• _Task goal_: Don't include pictures. Quote the lines below from the first through the line that contains "rounded corners=16pt, minimum".
--- Start Source data ---
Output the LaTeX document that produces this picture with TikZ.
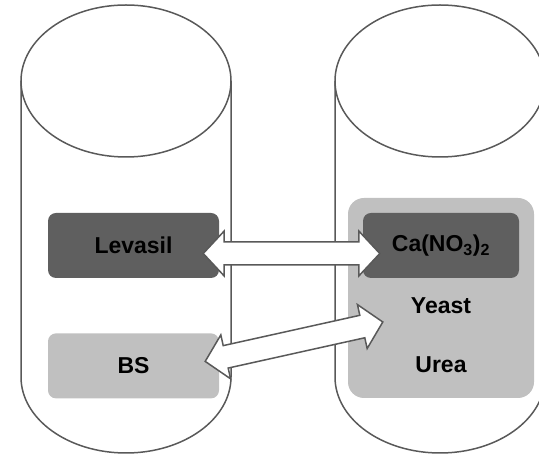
\documentclass[tikz,border=0pt]{standalone}
\usepackage{fontspec}
\setmainfont{Liberation Sans}
\usetikzlibrary{
    positioning,                      % below=of, etc.
    calc                              % ($(a)!d!(b)$)
}
\definecolor{box_dark}{RGB}{95,95,95}
\definecolor{box_light}{RGB}{192,192,192}
\definecolor{edge_gray}{RGB}{89,89,89}
\tikzset{
    tank/.style={
        draw=edge_gray, line width=1.5pt
    },
    twoway/.style={
        draw=edge_gray, line width=1.5pt, fill=white, line join=miter
    }
}
% flecha ancha de doble punta entre dos coordenadas
\newcommand{\twowayarrow}[2]{%
    \draw[twoway] (#1)
        -- ($(#1)!21pt!(#2)!22.5pt!90:(#2)$)
        -- ($(#1)!21pt!(#2)!11.5pt!90:(#2)$)
        -- ($(#2)!21pt!(#1)!11.5pt!-90:(#1)$)
        -- ($(#2)!21pt!(#1)!22.5pt!-90:(#1)$)
        -- (#2)
        -- ($(#2)!21pt!(#1)!22.5pt!90:(#1)$)
        -- ($(#2)!21pt!(#1)!11.5pt!90:(#1)$)
        -- ($(#1)!21pt!(#2)!11.5pt!-90:(#2)$)
        -- ($(#1)!21pt!(#2)!22.5pt!-90:(#2)$)
        -- cycle;}

\begin{document}
\begin{tikzpicture}[
        x=1pt, y=1pt,
        font=\bfseries\fontsize{23}{26}\selectfont,
        darkbox/.style={fill=box_dark, rounded corners=8pt, minimum width=171pt, minimum height=65pt, inner sep=0pt},
        lightbox/.style={darkbox, fill=box_light},
        mixbox/.style={fill=box_light, rounded corners=16pt, minimum width=186pt, minimum height=200pt, inner sep=0pt}]

    \useasboundingbox (0,0) rectangle (539,457);

    % tanques
    \draw[tank] (126,376) ellipse[x radius=105, y radius=76];
    \draw[tank] (21,376) -- (21,80) arc[start angle=180, end angle=360, x radius=105, y radius=76] -- (231,376);
    \draw[tank] (440,376) ellipse[x radius=105, y radius=76];
    \draw[tank] (335,376) -- (335,80) arc[start angle=180, end angle=360, x radius=105, y radius=76] -- (545,376);

    % tanque izquierdo
    \node[darkbox]  (lev) at (133.5,211.5) {Levasil};
    \node[lightbox, below=55pt of lev] (bs) {BS};

    % tanque derecho
    \node[mixbox] (mix) at (441,159) {};
    \node[darkbox, minimum width=156pt] (ca) at (441,211.5) {Ca(NO\textsubscript{3})\textsubscript{2}};
    \node (yeast) at ($(ca)+(0,-60.5)$) {Yeast};
    \node (urea)  at ($(ca)+(0,-119.5)$) {Urea};

    % intercambio
    \coordinate (a1) at ([xshift=-16pt, yshift=-8pt]lev.east);
    \coordinate (b1) at ([xshift=17pt, yshift=-8pt]ca.west);
    \coordinate (a2) at ([xshift=-14pt, yshift=4.5pt]bs.east);
    \coordinate (b2) at ([xshift=35pt, yshift=-24pt]mix.west);
    \twowayarrow{a1}{b1}
    \twowayarrow{a2}{b2}
\end{tikzpicture}
\end{document}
--- End Source data ---
• _Complete output_:
Output the LaTeX document that produces this picture with TikZ.
\documentclass[tikz,border=0pt]{standalone}
\usepackage{fontspec}
\setmainfont{Liberation Sans}
\usetikzlibrary{
    positioning,                      % below=of, etc.
    calc                              % ($(a)!d!(b)$)
}
\definecolor{box_dark}{RGB}{95,95,95}
\definecolor{box_light}{RGB}{192,192,192}
\definecolor{edge_gray}{RGB}{89,89,89}
\tikzset{
    tank/.style={
        draw=edge_gray, line width=1.5pt
    },
    twoway/.style={
        draw=edge_gray, line width=1.5pt, fill=white, line join=miter
    }
}
% flecha ancha de doble punta entre dos coordenadas
\newcommand{\twowayarrow}[2]{%
    \draw[twoway] (#1)
        -- ($(#1)!21pt!(#2)!22.5pt!90:(#2)$)
        -- ($(#1)!21pt!(#2)!11.5pt!90:(#2)$)
        -- ($(#2)!21pt!(#1)!11.5pt!-90:(#1)$)
        -- ($(#2)!21pt!(#1)!22.5pt!-90:(#1)$)
        -- (#2)
        -- ($(#2)!21pt!(#1)!22.5pt!90:(#1)$)
        -- ($(#2)!21pt!(#1)!11.5pt!90:(#1)$)
        -- ($(#1)!21pt!(#2)!11.5pt!-90:(#2)$)
        -- ($(#1)!21pt!(#2)!22.5pt!-90:(#2)$)
        -- cycle;}

\begin{document}
\begin{tikzpicture}[
        x=1pt, y=1pt,
        font=\bfseries\fontsize{23}{26}\selectfont,
        darkbox/.style={fill=box_dark, rounded corners=8pt, minimum width=171pt, minimum height=65pt, inner sep=0pt},
        lightbox/.style={darkbox, fill=box_light},
        mixbox/.style={fill=box_light, rounded corners=16pt, minimum width=186pt, minimum height=200pt, inner sep=0pt}]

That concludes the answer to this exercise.